I have two trains of thought on giving up and walking away. Actually make that three. The first is when to give up on a manuscript that just won't work, won't sell or gives you the heeby jeebies. Do you think there comes a time when an author simply has to admit defeat, say the manuscript demon won and toss it?
Put it away for a few months or a few years. I'm one of these people that gets hit with the inspiration brick. I can try all I want to force the ideas and imagination it takes to come up with passionate, romantic stories and loveable characters but all I end up with is crap. One day I'll be changing a nappy or driving down the street to get bread or even having a shower and all of a sudden, my light bulb turns on and I have something to work with. If you know me, I sometimes walk around in a daze, with (apparently) a grr face. I'm not angry or about to kick your butt. I'm getting an idea and the amount of energy and concentration hurts! So many people that don't read romance (or anything intelligent for that matter) think writing romance is sooo easy and that it doesn't take brains or talent.
Oh how wrong these losers are! I want to hit them in their narrow minded heads and tell them to give it a go. I know some women who took 10-15 years to get published and others who did it early or with their first books but then after a run, something happens. Your agent quits, moves, runs out of cash or dies. Your publisher goes belly up or gets bought out by one of the larger houses and they 'no longer think you fit'. This game is a hard one!

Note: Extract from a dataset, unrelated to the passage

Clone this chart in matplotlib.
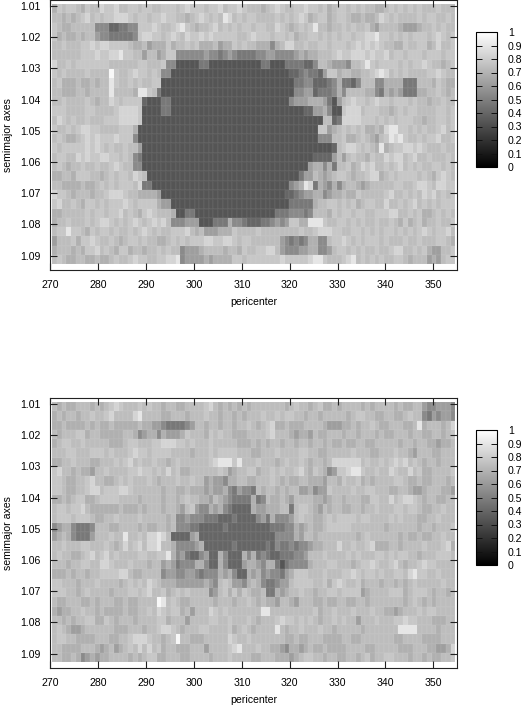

This brings to me to my next train of thought, now that I've waffled a bit. When should you consider changing genres or your targeted line? If you write for Mills and Boon or Harlequin and you know you definitely want a certain line, ie Blaze.
I have two contemporary manuscripts nearly ready to be submitted and while I would love it if both of them turned up with a red cover and a hunk on the front, I know one probably fits better with Sexy or Presents. Make sure you read the lines you want to target. If you aren't having any luck with Regency but you've read hundreds of Georgian or Victorian novels, write one of them! Stick with what you know. If you try to write all the time and never read anything, how will you know the current trends? You could be trying to write a bosom heaving, corset busting, manhood, steely member type of thing only to find they went out with the 80's along with so many other faux pas. If what you're doing just isn't working, put it away and try something else.
Now for that third train... When is it truly time to give up on writing and your dream of becoming an author?
Never, ever, ever, ever!!
Don't let anyone tell you, you can't do it! I recently heard a story from Mary Jo Putney at the RWAus conference and it went a little something like this...
A violinist went to a performance of someone famous (would help if I could remember the name). After the show he went back stage and asked the famous man to hear him play. the celeb said 'sure why not' and listened while the violinist played. At the end of the piece the celeb told him he was very good but that he just didn't have what it took to make it.
So the man went off and was very successful in his day job and his family forgetting about his dream to become famous. Many years later he saw the celeb again and asked him why he'd thought he didn't have what it took. The celeb then said...
"If you had it, you wouldn't have listened to me. You would have worked and worked and worked and you would have made it." (I took a lot of free licence on this :P )
So there you have it. Never give up. If you want it bad enough, take every rejection and build a bridge. Climb over the hurdles and change what isn't working for you. Enter competitions, send out queries and with each new batch of criticism and comments, work on it. Hone your craft until you get 'the call'. Nothing in life is easy and this won't be either. If it was, there would be no satisfaction at the end, you wouldn't get paid for it and every Joe Blow and Tom, Dick and Harry would be published and the quality of books with take a nose dive off a cliff.
Keep at it, work your butt off and one day you will succeed.